■ DIRECTION ■
From the records below, print only the part that opens with the line containing "Write the TikZ code for this diagram." and closes with the line containing "(out) at (363,659.7);"; omit the pictures.

- - -

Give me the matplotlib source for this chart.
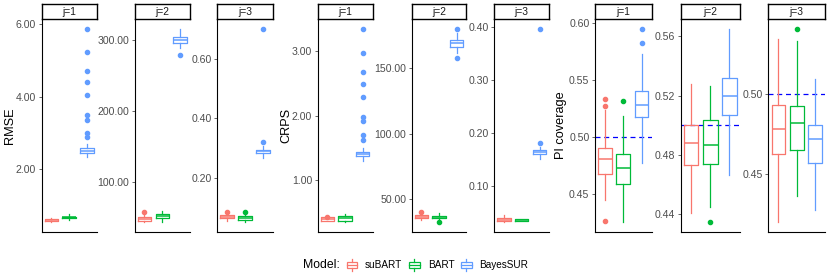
import numpy as np
import matplotlib
matplotlib.use("Agg")
import matplotlib.pyplot as plt
from matplotlib.patches import Rectangle

plt.rcParams['font.family'] = ['Liberation Sans', 'DejaVu Sans']

models = ['suBART', 'BART', 'BayesSUR']
colors = ['#F8766D', '#00BA38', '#619CFF']
metrics = ['RMSE', 'CRPS', 'PI coverage']
strips = ['j=1', 'j=2', 'j=3']

# box stats, per j, per model: [suBART, BART, BayesSUR]
rmse_med = [[0.61, 0.69, 2.51], [47.8, 52.0, 300.0], [0.0717, 0.067, 0.290]]
rmse_q1 = [[0.59, 0.67, 2.45], [45.0, 49.5, 295.3], [0.0666, 0.0617, 0.284]]
rmse_q3 = [[0.64, 0.71, 2.58], [50.7, 54.6, 303.8], [0.0767, 0.0728, 0.295]]
rmse_lo = [[0.56, 0.62, 2.33], [43.5, 44.0, 289.0], [0.056, 0.0533, 0.269]]
rmse_hi = [[0.66, 0.77, 2.70], [53.5, 59.7, 315.6], [0.0819, 0.081, 0.307]]
rmse_out = [[[], [], [2.88, 3.01, 3.35, 3.48, 4.05, 4.40, 4.69, 5.22, 5.86]],
            [[57.3], [], [279.0]],
            [[0.088], [0.087], [0.322, 0.70]]]

crps_med = [[0.397, 0.41, 1.41], [36.6, 36.3, 169.0], [0.0377, 0.037, 0.165]]
crps_q1 = [[0.371, 0.371, 1.38], [35.3, 35.3, 166.0], [0.0347, 0.0353, 0.161]]
crps_q3 = [[0.423, 0.443, 1.44], [38.1, 37.3, 171.0], [0.0404, 0.0385, 0.169]]
crps_lo = [[0.36, 0.35, 1.30], [34.3, 33.7, 161.7], [0.033, 0.0345, 0.152]]
crps_hi = [[0.45, 0.48, 1.50], [38.9, 39.5, 176.8], [0.0462, 0.039, 0.173]]
crps_out = [[[0.43], [], [1.63, 1.70, 1.91, 1.98, 2.29, 2.49, 2.67, 2.97, 3.35]],
            [[40.3], [32.6], [157.7, 180.0]],
            [[], [], [0.182, 0.396]]]

pic_med = [[0.4806, 0.4727, 0.5279], [0.4879, 0.4868, 0.5198], [0.478, 0.4818, 0.4722]]
pic_q1 = [[0.4674, 0.4586, 0.5173], [0.4734, 0.4738, 0.5071], [0.4629, 0.4653, 0.4570]]
pic_q3 = [[0.4900, 0.4847, 0.5397], [0.4999, 0.5033, 0.5318], [0.4933, 0.4927, 0.4808]]
pic_lo = [[0.4447, 0.4252, 0.4768], [0.4405, 0.4449, 0.4667], [0.4203, 0.4365, 0.4276]]
pic_hi = [[0.5232, 0.5185, 0.5723], [0.5276, 0.5265, 0.5652], [0.5344, 0.5329, 0.5090]]
pic_out = [[[0.4258, 0.5267, 0.5329], [0.5311], [0.582, 0.5946]],
           [[], [0.4347], []],
           [[], [0.5406], []]]

ticks = [
    [[2, 4, 6], [100, 200, 300], [0.2, 0.4, 0.6]],
    [[1, 2, 3], [50, 100, 150], [0.1, 0.2, 0.3, 0.4]],
    [[0.45, 0.50, 0.55, 0.60], [0.44, 0.48, 0.52, 0.56], [0.45, 0.50]],
]
pi_target = 0.5

all_stats = [
    (rmse_med, rmse_q1, rmse_q3, rmse_lo, rmse_hi, rmse_out),
    (crps_med, crps_q1, crps_q3, crps_lo, crps_hi, crps_out),
    (pic_med, pic_q1, pic_q3, pic_lo, pic_hi, pic_out),
]

W, H = 830, 277
fig = plt.figure(figsize=(W / 100, H / 100), dpi=100)

# panel edges in pixels
panel_x = [
    [(41.5, 96.7), (134.7, 189.7), (217.3, 272.7)],
    [(317.7, 372.5), (411.7, 466.3), (494.3, 549.3)],
    [(595.0, 651.7), (680.7, 740.0), (768.3, 825.0)],
]
strip_top, panel_top, panel_bot = 4, 19, 231.7
ylab_x = [10.5, 286, 561]

tick_col = '#4D4D4D'
for g in range(3):
    med, q1, q3, lo, hi, out = all_stats[g]
    for j in range(3):
        x0, x1 = panel_x[g][j]
        ax = fig.add_axes([x0 / W, 1 - panel_bot / H, (x1 - x0) / W, (panel_bot - panel_top) / H])
        vals = []
        for m in range(3):
            st = dict(med=med[j][m], q1=q1[j][m], q3=q3[j][m],
                      whislo=lo[j][m], whishi=hi[j][m], fliers=out[j][m])
            vals += [lo[j][m], hi[j][m]] + list(out[j][m])
            c = colors[m]
            ax.bxp([st], positions=[m + 1], widths=0.75, showcaps=False,
                   boxprops=dict(color=c, lw=0.9),
                   medianprops=dict(color=c, lw=1.1),
                   whiskerprops=dict(color=c, lw=0.9),
                   flierprops=dict(marker='o', markerfacecolor=c, markeredgecolor=c,
                                   markersize=3.0, linestyle='none'))
        if g == 2:
            ax.axhline(pi_target, color='#0000FF', lw=0.9, ls=(0, (4, 3)), zorder=0)
        vmin, vmax = min(vals), max(vals)
        pad = 0.05 * (vmax - vmin)
        ax.set_ylim(vmin - pad, vmax + pad)
        ax.set_xlim(0.45, 3.55)
        ax.set_yticks(ticks[g][j])
        ax.set_yticklabels([f'{t:.2f}' for t in ticks[g][j]])
        ax.set_xticks([])
        ax.tick_params(axis='y', labelsize=7.6, colors=tick_col, length=2.5, width=0.6, pad=1.5)
        for lab in ax.get_yticklabels():
            lab.set_color(tick_col)
        for s in ['top', 'right']:
            ax.spines[s].set_visible(False)
        for s in ['left', 'bottom']:
            ax.spines[s].set_color('black')
            ax.spines[s].set_linewidth(0.8)
        ax.set_facecolor('white')

        # strip
        sax = fig.add_axes([x0 / W, 1 - panel_top / H, (x1 - x0) / W, (panel_top - strip_top) / H])
        sax.set_xticks([])
        sax.set_yticks([])
        for s in sax.spines.values():
            s.set_color('black')
            s.set_linewidth(1.0)
        sax.text(0.5, 0.45, strips[j], ha='center', va='center', fontsize=7.4,
                 color='#1A1A1A', transform=sax.transAxes)

    fig.text(ylab_x[g] / W, 1 - (panel_top + panel_bot) / 2 / H, metrics[g],
             rotation=90, ha='center', va='center', fontsize=9.2)

# legend
lax = fig.add_axes([0, 0, 1, 1])
lax.set_xlim(0, W)
lax.set_ylim(H, 0)
lax.axis('off')
ly = 264.5
lax.text(302.5, ly, 'Model:', ha='left', va='center', fontsize=8.8)
key_x = [346.7, 409.0, 461.0]
lab_x = [365.0, 427.7, 479.3]
for m in range(3):
    c = colors[m]
    lax.add_patch(Rectangle((key_x[m], ly - 3), 10.6, 6, fill=False, ec=c, lw=0.9))
    lax.plot([key_x[m], key_x[m] + 10.6], [ly, ly], color=c, lw=0.9)
    lax.plot([key_x[m] + 5.3] * 2, [ly - 6, ly - 3], color=c, lw=0.9)
    lax.plot([key_x[m] + 5.3] * 2, [ly + 3, ly + 6], color=c, lw=0.9)
    lax.text(lab_x[m], ly, models[m], ha='left', va='center', fontsize=7.2)

fig.savefig('out.png', dpi=100)
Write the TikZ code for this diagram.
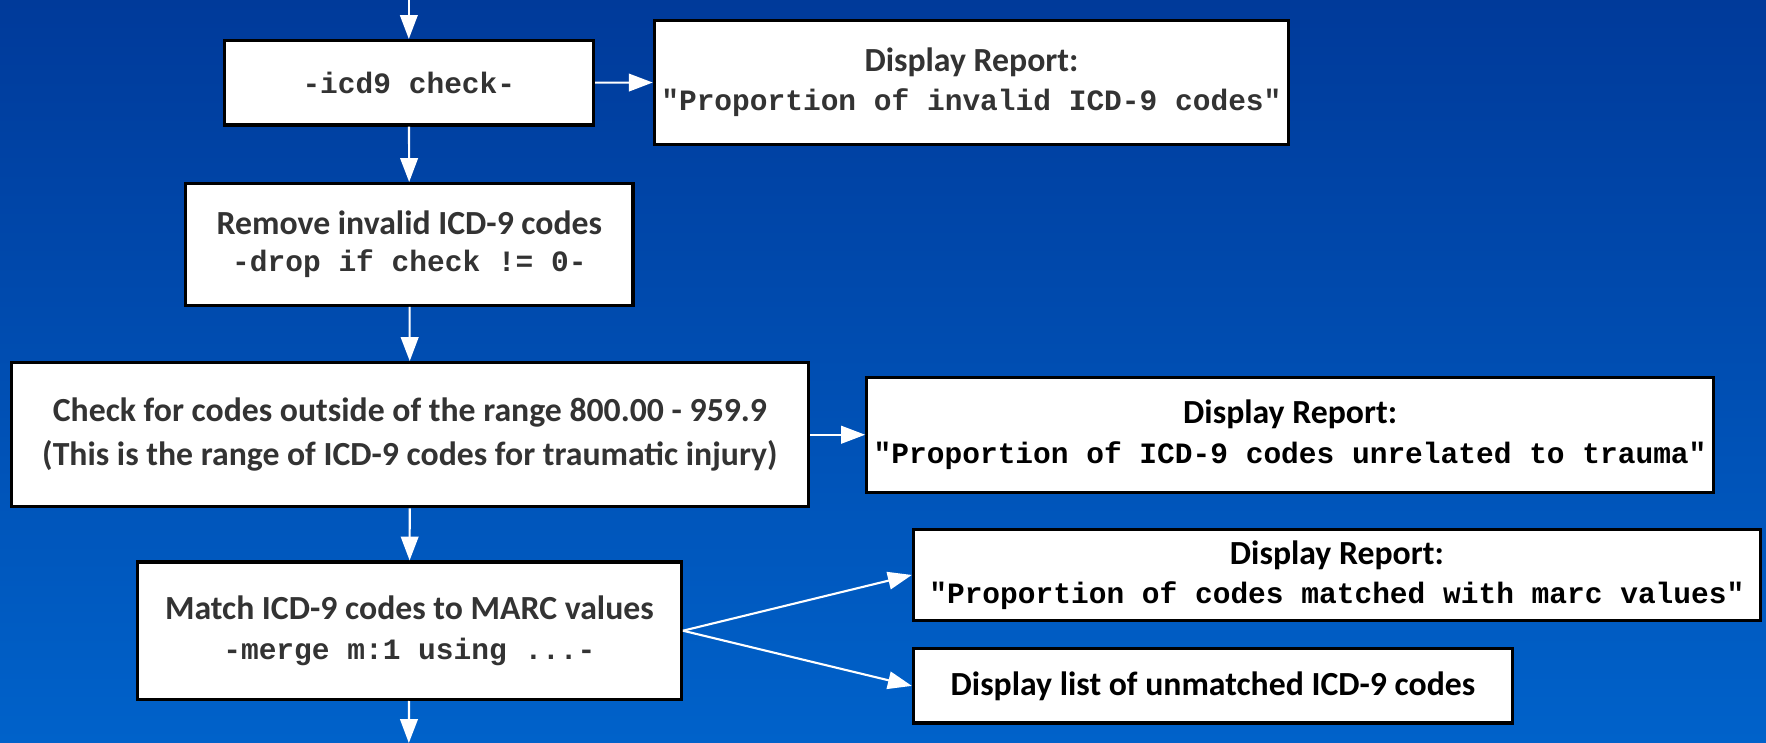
\documentclass[tikz,border=0pt]{standalone}
\usepackage{fontspec}
\setmainfont{Carlito}
\setmonofont{Liberation Mono}
\usetikzlibrary{arrows.meta,positioning}

\definecolor{bgtop}{RGB}{0,58,154}
\definecolor{bgbot}{RGB}{0,98,202}
\definecolor{boxtext}{RGB}{51,51,51}
\newlength{\px}
\setlength{\px}{0.011263cm}
\newcommand{\stcode}[1]{{\fontsize{8.4}{11.2}\selectfont\ttfamily\bfseries #1}}

\begin{document}
\begin{tikzpicture}[x=\px,y=-\px]
			\tikzstyle{Step}	= [draw=black, line width=0.9pt, fill=white, align=center, inner sep=2pt, text=boxtext, font=\fontsize{9.6}{11.2}\selectfont\bfseries]
			\tikzstyle{Report}	= [Step, text=black]
			\tikzstyle{Flow}	= [white, line width=0.6pt, -{Triangle[length=6.8pt,width=5pt]}]

			% background
			\fill [top color=bgtop, bottom color=bgbot] (0,0) rectangle (1568,659.7);
			\useasboundingbox (0,0) rectangle (1568,659.7);

			\coordinate (in) at (363,0);
			\coordinate (out) at (363,659.7);

			\node (chk) at (363,73.5) [Step, minimum width=328\px, minimum height=75\px] {\stcode{-icd9 check-}};
			\node (rep1) at (862.5,73) [Step, minimum width=561\px, minimum height=110\px] {Display Report:\\ \stcode{"Proportion of invalid ICD-9 codes"}};
			\node (drop) at (363.5,217) [Step, minimum width=397\px, minimum height=108\px, font=\fontsize{9.6}{10.6}\selectfont\bfseries] {Remove invalid ICD-9 codes\\ \stcode{-drop if check != 0-}};
			\node (range) at (364,386) [Step, minimum width=708\px, minimum height=128\px, font=\fontsize{9.6}{12.6}\selectfont\bfseries] {Check for codes outside of the range 800.00 - 959.9\\ (This is the range of ICD-9 codes for traumatic injury)};
			\node (rep2) at (1145.5,386) [Report, minimum width=751\px, minimum height=102\px] {Display Report:\\ \stcode{"Proportion of ICD-9 codes unrelated to trauma"}};
			\node (match) at (363.5,560) [Step, minimum width=483\px, minimum height=122\px] {Match ICD-9 codes to MARC values\\ \stcode{-merge m:1 using ...-}};
			\node (rep3) at (1187,510.5) [Report, minimum width=752\px, minimum height=81\px] {Display Report:\\ \stcode{"Proportion of codes matched with marc values"}};
			\node (list) at (1077,609) [Report, minimum width=532\px, minimum height=66\px] {Display list of unmatched ICD-9 codes};

			\draw (in) to (chk) [Flow];
			\draw (chk) to (rep1) [Flow];
			\draw (chk) to (drop) [Flow];
			\draw (drop) to (range) [Flow];
			\draw (range.east |- rep2.west) to (rep2.west) [Flow];
			\draw (range) to (match) [Flow];
			\draw (match.east) to (rep3.west) [Flow];
			\draw (match.east) to (list.west) [Flow];
			\draw (match) to (out) [Flow];
\end{tikzpicture}
\end{document}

- - -

■ FINISHED EXERCISE ■
Write the TikZ code for this diagram.
\documentclass[tikz,border=0pt]{standalone}
\usepackage{fontspec}
\setmainfont{Carlito}
\setmonofont{Liberation Mono}
\usetikzlibrary{arrows.meta,positioning}

\definecolor{bgtop}{RGB}{0,58,154}
\definecolor{bgbot}{RGB}{0,98,202}
\definecolor{boxtext}{RGB}{51,51,51}
\newlength{\px}
\setlength{\px}{0.011263cm}
\newcommand{\stcode}[1]{{\fontsize{8.4}{11.2}\selectfont\ttfamily\bfseries #1}}

\begin{document}
\begin{tikzpicture}[x=\px,y=-\px]
			\tikzstyle{Step}	= [draw=black, line width=0.9pt, fill=white, align=center, inner sep=2pt, text=boxtext, font=\fontsize{9.6}{11.2}\selectfont\bfseries]
			\tikzstyle{Report}	= [Step, text=black]
			\tikzstyle{Flow}	= [white, line width=0.6pt, -{Triangle[length=6.8pt,width=5pt]}]

			% background
			\fill [top color=bgtop, bottom color=bgbot] (0,0) rectangle (1568,659.7);
			\useasboundingbox (0,0) rectangle (1568,659.7);

			\coordinate (in) at (363,0);
			\coordinate (out) at (363,659.7);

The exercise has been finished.